Principles of Mathematical Analysis, Rudin, 3th ed, Chapter 1, Problem 7

Problem

Fix $b>1$, $y>0$, and prove that there is a unique real $x$ such that $b^x=y$, by completing the following outline. (This $x$ is called the logarithm of $y$ to the base $b$.)

(a) For any positive integer $n$, $b^n - 1 \geq n(b-1)$.

(b) Hence $b-1 \geq n(b^{1/n}-1)$.

(c) If $t>1$ and $n>(b-1)/(t-1)$, then $b^{1/n}<t$.

(d) If $w$ is such that $b^w < y$, then $b^{w+(1/n)} < y$ for sufficiently large $n$; to see this, apply part (c) with $t=y \cdot b^{-w}$.

(e) If $b^w > y$, then $b^{w-(1/n)} > y$ for sufficiently large $n$.

(f) Let $A$ be the set of all $w$ such that $b^w < y$, and show that $x = \sup A$ satisfies $b^x = y$.

(g) Prove that this $x$ is unique.

Answer

(a) Note that

$$b^n - 1 =(b-1)(1+b+b^2 + \cdots + b^{n-1}).$$

Since $b>1$,

$$1+b+b^2+\cdots+b^{n-1} \geq n.$$

Hence

$$b^n - 1 = (b-1)(1+b+b^2 + \cdots + b^{n-1}) \geq n(b-1).$$

(b) It is enough to show that $b^{1/n} > 1$. If $b^{1/n} \leq 1$, then $b = (b^{1/n})^n \leq 1^n = 1$, which is contradiction.

(c) Since $t>1$,

$$n(t-1) > (b-1) \geq n(b^{1/n} - 1).$$

$b^{1/n}<t$ is obtained by dividing both sides by $n$ and adding 1.

(d) For $t:=yb^{-w}>1$, we can take an integer $n$ such that $n>(b-1)/(t-1)$ by archimedean property. Then, (c) implies

$$b^{1/n} < t = yb^{-w}\;\;\Longrightarrow\;\; b^{w+1/n}<y.$$

(e) For $t:=y^{-1}b^w>1$, we can take an integer $n$ such that $n>(b-1)/(t-1)$ by archimedean property. Then, (c) implies

$$b^{1/n} < t = y^{-1}b^{w} \;\;\Longrightarrow\;\; y < b^{w-1/n}.$$

(f) If $b^x < y$ then there exists an integer $n$ such that $b^{x+1/n} < y$, which means $x < x+1/n \in A$. Therefore, $x$ is not an upper bound of $A$.

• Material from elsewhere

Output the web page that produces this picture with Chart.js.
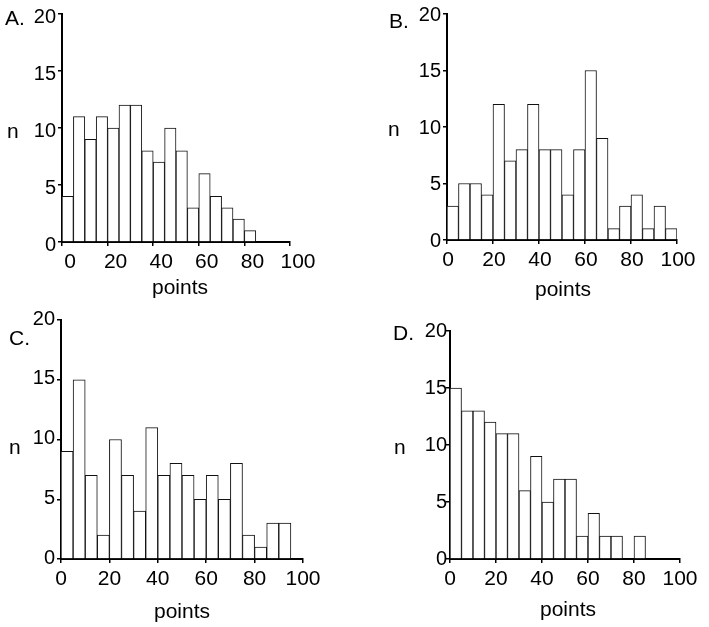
<!DOCTYPE html>
<html><head><meta charset="utf-8">
<script src="https://cdn.jsdelivr.net/npm/chart.js@4.4.1/dist/chart.umd.min.js"></script>
<style>
html,body{margin:0;padding:0;background:#fff;}
body{width:709px;height:627px;position:relative;overflow:hidden;font-family:"Liberation Sans",Arial,sans-serif;color:#000;}
canvas{position:absolute;left:0;top:0;}
.t{position:absolute;line-height:1;white-space:nowrap;}
.lab{font-size:21px;}
.pts{font-size:21px;width:120px;text-align:center;}
</style></head><body>
<canvas id="cA" width="709" height="627"></canvas>
<canvas id="cB" width="709" height="627"></canvas>
<canvas id="cC" width="709" height="627"></canvas>
<canvas id="cD" width="709" height="627"></canvas>

<div class="t lab" style="left:5px;top:7.3px;">A.</div>
<div class="t lab" style="left:389px;top:10.3px;">B.</div>
<div class="t lab" style="left:9px;top:327.3px;">C.</div>
<div class="t lab" style="left:393px;top:322.3px;">D.</div>

<div class="t lab" style="left:7px;top:120.1px;">n</div>
<div class="t lab" style="left:388px;top:118.1px;">n</div>
<div class="t lab" style="left:9px;top:436.1px;">n</div>
<div class="t lab" style="left:394px;top:436.1px;">n</div>

<div class="t pts" style="left:120px;top:276.1px;">points</div>
<div class="t pts" style="left:503px;top:278.1px;">points</div>
<div class="t pts" style="left:122px;top:600.1px;">points</div>
<div class="t pts" style="left:508px;top:598.1px;">points</div>

<script>
// ---- data ----
const binStarts = [0,5,10,15,20,25,30,35,40,45,50,55,60,65,70,75,80,85,90,95];
const binWidth = 5;
const countsA = [4,11,9,11,10,12,12,8,7,10,8,3,6,4,3,2,1];
const countsB = [3,5,5,4,12,7,8,12,8,8,4,8,15,9,1,3,4,1,3,1];
const countsC = [9,15,7,2,10,7,4,11,7,8,7,5,7,5,8,2,1,3,3];
const countsD = [15,13,13,12,11,11,6,9,5,7,7,2,4,2,2,0,2];
const xTickValues = [0,20,40,60,80,100];
const yTickValues = [0,5,10,15,20];

// ---- layout ----
const W = 709, H = 627, Y_W = 40, X_H = 40;
const panels = [
  {id:'cA', counts:countsA, left:62,  right:290, top:13.5, bottom:242, yPad:2,  yOff:3,  xOff:8},
  {id:'cB', counts:countsB, left:447, right:677, top:11,   bottom:240, yPad:2,  yOff:1,  xOff:1},
  {id:'cC', counts:countsC, left:61,  right:303, top:320,  bottom:559, yPad:2,  yOff:-1, xOff:0},
  {id:'cD', counts:countsD, left:450, right:680, top:331,  bottom:559, yPad:-1, yOff:0,  xOff:0}
];

Chart.defaults.font.family = '"Liberation Sans", Arial, sans-serif';
Chart.defaults.color = '#000';

panels.forEach(p => {
  new Chart(document.getElementById(p.id), {
    type: 'bar',
    data: {
      datasets: [{
        data: p.counts.map((c, i) => ({x: binStarts[i] + binWidth / 2, y: c})),
        backgroundColor: '#ffffff',
        borderColor: '#111111',
        borderWidth: 1,
        barPercentage: 1,
        categoryPercentage: 1,
        borderSkipped: 'bottom'
      }]
    },
    options: {
      responsive: false,
      animation: false,
      devicePixelRatio: 1,
      layout: {padding: {left: p.left - Y_W, right: W - p.right, top: p.top, bottom: H - p.bottom - X_H}},
      plugins: {legend: {display: false}, tooltip: {enabled: false}},
      scales: {
        x: {
          type: 'linear', min: 0, max: 100, offset: false,
          grid: {offset: false, drawOnChartArea: false, drawTicks: true, tickLength: 4, color: '#000', lineWidth: 1.5},
          border: {color: '#000', width: 2},
          ticks: {color: '#000', font: {size: 21}, padding: 4, labelOffset: p.xOff, maxRotation: 0, autoSkip: false},
          afterBuildTicks: s => { s.ticks = xTickValues.map(v => ({value: v})); },
          afterFit: s => { s.height = X_H; }
        },
        y: {
          type: 'linear', min: 0, max: 20,
          grid: {drawOnChartArea: false, drawTicks: true, tickLength: 4, color: '#000', lineWidth: 1.5},
          border: {color: '#000', width: 2},
          ticks: {color: '#000', font: {size: 20}, padding: p.yPad, labelOffset: p.yOff, autoSkip: false},
          afterBuildTicks: s => { s.ticks = yTickValues.map(v => ({value: v})); },
          afterFit: s => { s.width = Y_W; }
        }
      }
    }
  });
});
</script>
</body></html>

If $b^x>y$ then there exists an integer $n$ such that $b^{x-1/n} > y$, which means

$$b^{x-1/n} > y > b^w \;\;\Longrightarrow\;\; b^{w-x}<b^{-1/n}\;\;\text{for all $w \in A$}.$$

Since $b^{w-x} = \sup\{b^t | t \leq w-x, t \in \mathbb{Q}\}$ by Problem 6, $w-x < -1/n$ for all $w \in A$, which implies $x-1/n$ is an upper bound for $A$. Therefore, $x$ cannot be a least upper bound of $A$.

Since both cases above lead to contradiction, $b^x=y$.

(g) Assume that there exists $z \in \mathbb{R}$ such that $y=b^z$. Without loss of generality, it is enough to show that $x>z$ leads to the contradiction. Suppose $x>z$, and then there exists an integer $n$ such that $x-z>1/n$. Then $1 = yy^{-1} = b^xb^{-z} = b^{x-z} \geq b^{1/n} > 1$, which is contradiction.